» What you are asked to do: Your task is to copy the listing exactly, with the pictures left out.

» Data provided:
>>>>

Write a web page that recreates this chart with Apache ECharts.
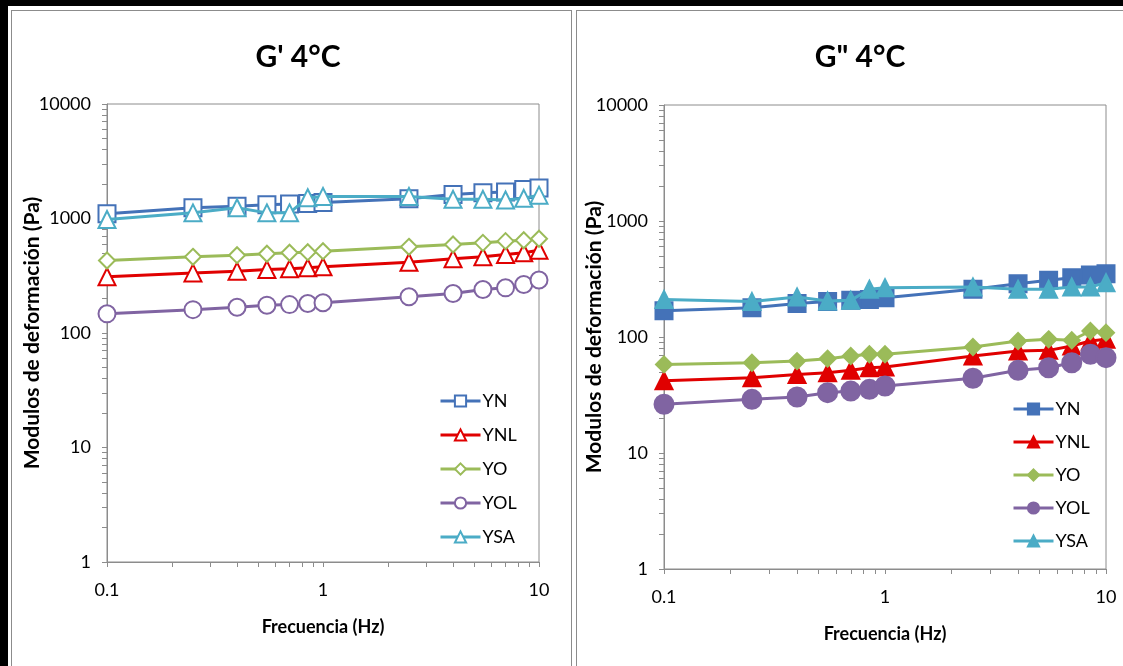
<!DOCTYPE html>
<html>
<head>
<meta charset="utf-8">
<script src="https://cdn.jsdelivr.net/npm/echarts@6/dist/echarts.min.js"></script>
<style>
body { margin: 0; width: 1123px; height: 666px; background: #fff; position: relative; overflow: hidden; }
#frame { position: absolute; left: 0; top: 0; width: 1123px; height: 666px; border-top: 6px solid #000; border-left: 8px solid #000; box-sizing: border-box; }
#boxL { position: absolute; left: 11px; top: 10px; width: 561px; height: 660px; border: 1px solid #8c8c8c; box-sizing: border-box; }
#boxR { position: absolute; left: 576px; top: 10px; width: 560px; height: 660px; border: 1px solid #8c8c8c; box-sizing: border-box; }
#chartL { position: absolute; left: 12px; top: 11px; width: 558px; height: 655px; }
#chartR { position: absolute; left: 577px; top: 11px; width: 546px; height: 655px; }
</style>
</head>
<body>
<div id="frame"></div>
<div id="boxL"></div>
<div id="boxR"></div>
<div id="chartL"></div>
<div id="chartR"></div>
<script>
// frecuencia (Hz)
var freq = [0.1, 0.25, 0.4, 0.55, 0.7, 0.85, 1, 2.5, 4, 5.5, 7, 8.5, 10];

// G' 4°C (Pa)
var gpYN  = [1100, 1240, 1280, 1320, 1340, 1350, 1380, 1490, 1620, 1680, 1700, 1790, 1850];
var gpYNL = [310, 335, 347, 358, 364, 371, 379, 415, 445, 463, 485, 502, 528];
var gpYO  = [430, 463, 478, 492, 502, 508, 518, 566, 593, 613, 634, 646, 665];
var gpYOL = [147, 160, 168, 175, 177, 181, 184, 207, 221, 240, 248, 265, 290];
var gpYSA = [980, 1120, 1240, 1120, 1120, 1520, 1560, 1560, 1470, 1470, 1450, 1500, 1600];

// G'' 4°C (Pa)
var gppYN  = [168, 179, 194, 202, 207, 211, 218, 258, 288, 308, 324, 342, 351];
var gppYNL = [42, 44.6, 47.6, 49.2, 51.6, 54.3, 55.1, 68.6, 75.7, 76.7, 83.6, 92.4, 95.5];
var gppYO  = [58, 60, 62, 65, 68.6, 71, 71, 82, 92.4, 95.5, 93.7, 112.6, 109];
var gppYOL = [26.3, 29, 30.4, 33.1, 34.2, 35.4, 37.8, 44.1, 51.6, 54.3, 60, 71, 66.4];
var gppYSA = [211, 202, 221, 204, 207, 258, 266, 270, 258, 258, 270, 270, 294];

var names = ['YN', 'YNL', 'YO', 'YOL', 'YSA'];
var colors = ['#4472B8', '#E00000', '#9BBB59', '#8064A2', '#4BACC6'];

var xLabels = [0.1, 1, 10];
var yLabels = [1, 10, 100, 1000, 10000];

// ticks menores del eje logaritmico (1..9 por decada)
function logTicks(majors) {
    var out = [];
    for (var i = 0; i < majors.length - 1; i++) {
        for (var k = 1; k < 10; k++) out.push(parseFloat((majors[i] * k).toPrecision(3)));
    }
    out.push(majors[majors.length - 1]);
    return out;
}

function fmt(v) { return String(parseFloat(Number(v).toPrecision(4))); }

var font = 'Lato';

function buildOption(title, values, symbols, sizes, lay) {
    var series = names.map(function (n, i) {
        return {
            name: n,
            type: 'line',
            data: freq.map(function (f, j) { return [f, values[i][j]]; }),
            symbol: symbols[i],
            symbolSize: sizes[i],
            lineStyle: { color: colors[i], width: 3 },
            itemStyle: { color: colors[i], borderColor: colors[i], borderWidth: 2 },
            z: 2 + i
        };
    });
    return {
        animation: false,
        textStyle: { fontFamily: font },
        title: {
            text: title,
            left: lay.titleX, top: 26, textAlign: 'center',
            textStyle: { fontFamily: font, fontSize: 30, fontWeight: 'bold', color: '#000' }
        },
        legend: {
            orient: 'vertical',
            left: lay.legendX, top: lay.legendY,
            itemWidth: 40, itemHeight: 14, itemGap: lay.legendGap,
            lineStyle: { width: 3 },
            textStyle: { fontFamily: font, fontSize: 18, color: '#000', padding: [0, 0, 0, -3] },
            data: names
        },
        grid: {
            left: lay.left, top: lay.top, width: lay.width, height: lay.height,
            show: true, borderColor: '#8c8c8c', borderWidth: 1,
            containLabel: false, outerBoundsMode: 'none'
        },
        xAxis: {
            type: 'log', logBase: 10, min: 0.1, max: 10,
            name: 'Frecuencia (Hz)', nameLocation: 'middle', nameGap: lay.xNameGap, nameMoveOverlap: false,
            nameTextStyle: { fontFamily: font, fontSize: 18, fontWeight: 'bold', color: '#000' },
            axisLine: { lineStyle: { color: '#8c8c8c' } },
            axisTick: { length: 5, customValues: logTicks(xLabels), lineStyle: { color: '#8c8c8c' } },
            minorTick: { show: true, splitNumber: 9, length: 5, lineStyle: { color: '#8c8c8c' } },
            axisLabel: { customValues: xLabels, formatter: fmt, fontFamily: font, fontSize: 18, color: '#000', margin: 19 },
            splitLine: { show: false }
        },
        yAxis: {
            type: 'log', logBase: 10, min: 1, max: 10000,
            name: 'Modulos de deformación (Pa)', nameLocation: 'middle', nameGap: lay.yNameGap, nameMoveOverlap: false,
            nameTextStyle: { fontFamily: font, fontSize: 21, fontWeight: 'bold', color: '#000' },
            axisLine: { show: true, lineStyle: { color: '#8c8c8c' } },
            axisTick: { show: true, length: 5, customValues: logTicks(yLabels), lineStyle: { color: '#8c8c8c' } },
            minorTick: { show: true, splitNumber: 9, length: 5, lineStyle: { color: '#8c8c8c' } },
            axisLabel: { customValues: yLabels, formatter: fmt, fontFamily: font, fontSize: 18, color: '#000', margin: 16 },
            splitLine: { show: false }
        },
        series: series
    };
}

var chartL = echarts.init(document.getElementById('chartL'));
chartL.setOption(buildOption("G' 4°C",
    [gpYN, gpYNL, gpYO, gpYOL, gpYSA],
    ['emptyRect', 'emptyTriangle', 'emptyDiamond', 'emptyCircle', 'emptyTriangle'],
    [17, 17, 16, 17, 17],
    { titleX: 281, legendX: 422, legendY: 376, legendGap: 16, left: 95, top: 93, width: 432, height: 458,
      xNameGap: 56, yNameGap: 64 }));

var chartR = echarts.init(document.getElementById('chartR'));
chartR.setOption(buildOption('G" 4°C',
    [gppYN, gppYNL, gppYO, gppYOL, gppYSA],
    ['rect', 'triangle', 'diamond', 'circle', 'triangle'],
    [17, 17, 16, 19, 17],
    { titleX: 278, legendX: 430, legendY: 384, legendGap: 15, left: 87, top: 94, width: 442, height: 464,
      xNameGap: 56, yNameGap: 59 }));
</script>
</body>
</html>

<<<<

» Full output:
Write a web page that recreates this chart with Apache ECharts.
<!DOCTYPE html>
<html>
<head>
<meta charset="utf-8">
<script src="https://cdn.jsdelivr.net/npm/echarts@6/dist/echarts.min.js"></script>
<style>
body { margin: 0; width: 1123px; height: 666px; background: #fff; position: relative; overflow: hidden; }
#frame { position: absolute; left: 0; top: 0; width: 1123px; height: 666px; border-top: 6px solid #000; border-left: 8px solid #000; box-sizing: border-box; }
#boxL { position: absolute; left: 11px; top: 10px; width: 561px; height: 660px; border: 1px solid #8c8c8c; box-sizing: border-box; }
#boxR { position: absolute; left: 576px; top: 10px; width: 560px; height: 660px; border: 1px solid #8c8c8c; box-sizing: border-box; }
#chartL { position: absolute; left: 12px; top: 11px; width: 558px; height: 655px; }
#chartR { position: absolute; left: 577px; top: 11px; width: 546px; height: 655px; }
</style>
</head>
<body>
<div id="frame"></div>
<div id="boxL"></div>
<div id="boxR"></div>
<div id="chartL"></div>
<div id="chartR"></div>
<script>
// frecuencia (Hz)
var freq = [0.1, 0.25, 0.4, 0.55, 0.7, 0.85, 1, 2.5, 4, 5.5, 7, 8.5, 10];

// G' 4°C (Pa)
var gpYN  = [1100, 1240, 1280, 1320, 1340, 1350, 1380, 1490, 1620, 1680, 1700, 1790, 1850];
var gpYNL = [310, 335, 347, 358, 364, 371, 379, 415, 445, 463, 485, 502, 528];
var gpYO  = [430, 463, 478, 492, 502, 508, 518, 566, 593, 613, 634, 646, 665];
var gpYOL = [147, 160, 168, 175, 177, 181, 184, 207, 221, 240, 248, 265, 290];
var gpYSA = [980, 1120, 1240, 1120, 1120, 1520, 1560, 1560, 1470, 1470, 1450, 1500, 1600];

// G'' 4°C (Pa)
var gppYN  = [168, 179, 194, 202, 207, 211, 218, 258, 288, 308, 324, 342, 351];
var gppYNL = [42, 44.6, 47.6, 49.2, 51.6, 54.3, 55.1, 68.6, 75.7, 76.7, 83.6, 92.4, 95.5];
var gppYO  = [58, 60, 62, 65, 68.6, 71, 71, 82, 92.4, 95.5, 93.7, 112.6, 109];
var gppYOL = [26.3, 29, 30.4, 33.1, 34.2, 35.4, 37.8, 44.1, 51.6, 54.3, 60, 71, 66.4];
var gppYSA = [211, 202, 221, 204, 207, 258, 266, 270, 258, 258, 270, 270, 294];

var names = ['YN', 'YNL', 'YO', 'YOL', 'YSA'];
var colors = ['#4472B8', '#E00000', '#9BBB59', '#8064A2', '#4BACC6'];

var xLabels = [0.1, 1, 10];
var yLabels = [1, 10, 100, 1000, 10000];

// ticks menores del eje logaritmico (1..9 por decada)
function logTicks(majors) {
    var out = [];
    for (var i = 0; i < majors.length - 1; i++) {
        for (var k = 1; k < 10; k++) out.push(parseFloat((majors[i] * k).toPrecision(3)));
    }
    out.push(majors[majors.length - 1]);
    return out;
}

function fmt(v) { return String(parseFloat(Number(v).toPrecision(4))); }

var font = 'Lato';

function buildOption(title, values, symbols, sizes, lay) {
    var series = names.map(function (n, i) {
        return {
            name: n,
            type: 'line',
            data: freq.map(function (f, j) { return [f, values[i][j]]; }),
            symbol: symbols[i],
            symbolSize: sizes[i],
            lineStyle: { color: colors[i], width: 3 },
            itemStyle: { color: colors[i], borderColor: colors[i], borderWidth: 2 },
            z: 2 + i
        };
    });
    return {
        animation: false,
        textStyle: { fontFamily: font },
        title: {
            text: title,
            left: lay.titleX, top: 26, textAlign: 'center',
            textStyle: { fontFamily: font, fontSize: 30, fontWeight: 'bold', color: '#000' }
        },
        legend: {
            orient: 'vertical',
            left: lay.legendX, top: lay.legendY,
            itemWidth: 40, itemHeight: 14, itemGap: lay.legendGap,
            lineStyle: { width: 3 },
            textStyle: { fontFamily: font, fontSize: 18, color: '#000', padding: [0, 0, 0, -3] },
            data: names
        },
        grid: {
            left: lay.left, top: lay.top, width: lay.width, height: lay.height,
            show: true, borderColor: '#8c8c8c', borderWidth: 1,
            containLabel: false, outerBoundsMode: 'none'
        },
        xAxis: {
            type: 'log', logBase: 10, min: 0.1, max: 10,
            name: 'Frecuencia (Hz)', nameLocation: 'middle', nameGap: lay.xNameGap, nameMoveOverlap: false,
            nameTextStyle: { fontFamily: font, fontSize: 18, fontWeight: 'bold', color: '#000' },
            axisLine: { lineStyle: { color: '#8c8c8c' } },
            axisTick: { length: 5, customValues: logTicks(xLabels), lineStyle: { color: '#8c8c8c' } },
            minorTick: { show: true, splitNumber: 9, length: 5, lineStyle: { color: '#8c8c8c' } },
            axisLabel: { customValues: xLabels, formatter: fmt, fontFamily: font, fontSize: 18, color: '#000', margin: 19 },
            splitLine: { show: false }
        },
        yAxis: {
            type: 'log', logBase: 10, min: 1, max: 10000,
            name: 'Modulos de deformación (Pa)', nameLocation: 'middle', nameGap: lay.yNameGap, nameMoveOverlap: false,
            nameTextStyle: { fontFamily: font, fontSize: 21, fontWeight: 'bold', color: '#000' },
            axisLine: { show: true, lineStyle: { color: '#8c8c8c' } },
            axisTick: { show: true, length: 5, customValues: logTicks(yLabels), lineStyle: { color: '#8c8c8c' } },
            minorTick: { show: true, splitNumber: 9, length: 5, lineStyle: { color: '#8c8c8c' } },
            axisLabel: { customValues: yLabels, formatter: fmt, fontFamily: font, fontSize: 18, color: '#000', margin: 16 },
            splitLine: { show: false }
        },
        series: series
    };
}

var chartL = echarts.init(document.getElementById('chartL'));
chartL.setOption(buildOption("G' 4°C",
    [gpYN, gpYNL, gpYO, gpYOL, gpYSA],
    ['emptyRect', 'emptyTriangle', 'emptyDiamond', 'emptyCircle', 'emptyTriangle'],
    [17, 17, 16, 17, 17],
    { titleX: 281, legendX: 422, legendY: 376, legendGap: 16, left: 95, top: 93, width: 432, height: 458,
      xNameGap: 56, yNameGap: 64 }));

var chartR = echarts.init(document.getElementById('chartR'));
chartR.setOption(buildOption('G" 4°C',
    [gppYN, gppYNL, gppYO, gppYOL, gppYSA],
    ['rect', 'triangle', 'diamond', 'circle', 'triangle'],
    [17, 17, 16, 19, 17],
    { titleX: 278, legendX: 430, legendY: 384, legendGap: 15, left: 87, top: 94, width: 442, height: 464,
      xNameGap: 56, yNameGap: 59 }));
</script>
</body>
</html>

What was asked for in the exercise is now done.